Linehan has tried time and time again to get it passed to no avail but she is hoping her newest bill will have the legs to make it through the legislature.
“As many of you know this bill has been in front of the legislature four times previously, maybe 5. So this bill, which is different from previous versions sets up a tier system,” said Linehan during a hearing for LB753.
Linehan’s bill, LB753, looks to provide a non-refundable tax credit for anyone person or corporation donating to a “Scholarship Granting Organization.”
For example, if you donated $10,000 to an SGO you would receive a $5000 income tax credit.
Those scholarships would then be disbursed to students through Linehan’s tier system which would send scholarships first to lower-income students or students who have already received a scholarship.
The bill has received significant support from Linehan’s fellow conservatives in the legislature as well as Governor Jim Pillen.
“We can’t let one kid fall through the cracks and focus on students, not systems. LB753 has my full endorsement and support,” said Pillen.
School officials and career educators worry though that school choice could have devastating consequences for public schools while lining the pockets of private schools.
Tax credits lower the amount of taxes heading to the general fund, potentially limiting the resources schools have available to them.

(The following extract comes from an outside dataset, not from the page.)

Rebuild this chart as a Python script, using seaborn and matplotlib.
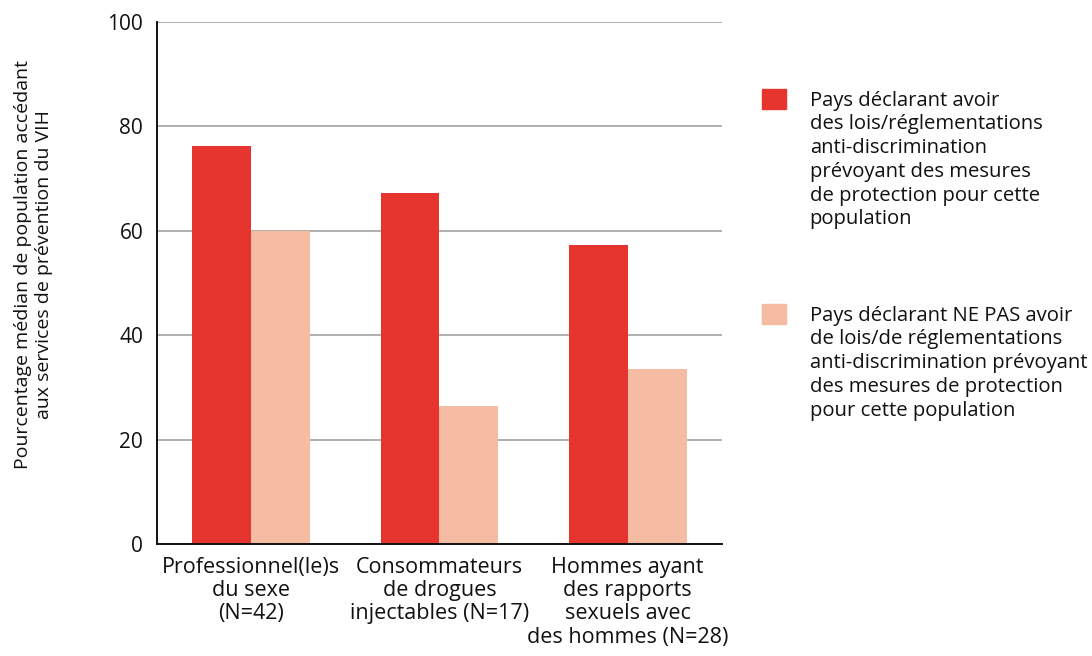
import matplotlib
matplotlib.use("Agg")
import matplotlib.pyplot as plt
from matplotlib.patches import Rectangle
from matplotlib.ticker import FixedLocator
import pandas as pd
import seaborn as sns

categories = [
    "Professionnel(le)s\ndu sexe\n(N=42)",
    "Consommateurs\nde drogues\ninjectables (N=17)",
    "Hommes ayant\ndes rapports\nsexuels avec\ndes hommes (N=28)",
]
series = [
    "Pays déclarant avoir\ndes lois/réglementations\nanti-discrimination\nprévoyant des mesures\nde protection pour cette\npopulation",
    "Pays déclarant NE PAS avoir\nde lois/de réglementations\nanti-discrimination prévoyant\ndes mesures de protection\npour cette population",
]
with_laws = [76.2, 67.2, 57.3]
without_laws = [60.0, 26.4, 33.5]
colors = ["#E5352E", "#F6BBA3"]
y_ticks = [0, 20, 40, 60, 80, 100]
y_label = "Pourcentage médian de population accédant\naux services de prévention du VIH"

df = pd.DataFrame({
    "group": categories * 2,
    "series": [series[0]] * 3 + [series[1]] * 3,
    "value": with_laws + without_laws,
})

sns.set_theme(style="white")
plt.rcParams["font.family"] = ["Open Sans", "DejaVu Sans"]

fig = plt.figure(figsize=(10.92, 6.56), dpi=100)
ax = fig.add_axes([0.1438, 0.1707, 0.5172, 0.7958])

sns.barplot(data=df, x="group", y="value", hue="series", order=categories,
            hue_order=series, palette=colors, width=0.625, saturation=1,
            ax=ax, legend=False, linewidth=0)

ax.set_ylim(0, 100)
ax.set_xlim(-0.5, 2.5)
ax.set_yticks(y_ticks)
ax.set_yticklabels([str(t) for t in y_ticks], fontsize=15, color="#111111")
ax.tick_params(axis="y", length=0, pad=10)
ax.yaxis.grid(True, color="#9a9a9a", linewidth=1.1)
ax.set_axisbelow(True)

# ticks at category boundaries, labels in the middle
ax.xaxis.set_major_locator(FixedLocator([-0.5, 0.5, 1.5, 2.5]))
ax.set_xticklabels([])
ax.xaxis.set_minor_locator(FixedLocator([0, 1, 2]))
ax.set_xticklabels(categories, minor=True, fontsize=15.5, color="#111111",
                   linespacing=1.15)
ax.tick_params(axis="x", which="major", length=5, width=1.2, color="#111111",
               direction="out")
ax.tick_params(axis="x", which="minor", length=0, pad=9)
ax.set_xlabel("")
ax.set_ylabel(y_label, fontsize=14, color="#111111", linespacing=1.2)
ax.yaxis.set_label_coords(-0.185, 0.535)

for side in ["top", "right"]:
    ax.spines[side].set_visible(False)
for side in ["left", "bottom"]:
    ax.spines[side].set_color("#111111")
    ax.spines[side].set_linewidth(1.4)

# legend drawn by hand so the swatch lines up with the first text line
legend_tops = [0.864, 0.536]
for col, lab, top in zip(colors, series, legend_tops):
    fig.patches.append(Rectangle((0.698, top - 0.0305), 0.022, 0.0305,
                                 transform=fig.transFigure, color=col))
    fig.text(0.7415, top - 0.002, lab, fontsize=14.6, va="top", ha="left",
             color="#111111", linespacing=1.25)

fig.savefig("out.png", dpi=100)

“We work with students who face significant behavioral challenges, and those who have special education needs. Not because we have to, because we want to. Would students who would have been adjudicated be offered these scholarships? Will schools take them?,” said Dr. Cheryl Logan with Omaha Public Schools.
The system’s potential for abuse was also highlighted at the hearing.
The dean of Trinity Episcopal Cathedral in Omaha, Vanessa Clark, shared her experience with school choice in another state, and her hope that the movement doesn’t take root in Nebraska.
“We saw in Ohio, those private enterprises creeping in with those schools. Misrepresenting what they can offer. Im warning you when you look down the road, people will take advantage of this and they will lie to parents,” said Clark.
Friday’s hearing was just for gathering testimony, the bill has not yet been up for a vote or scheduled for debate.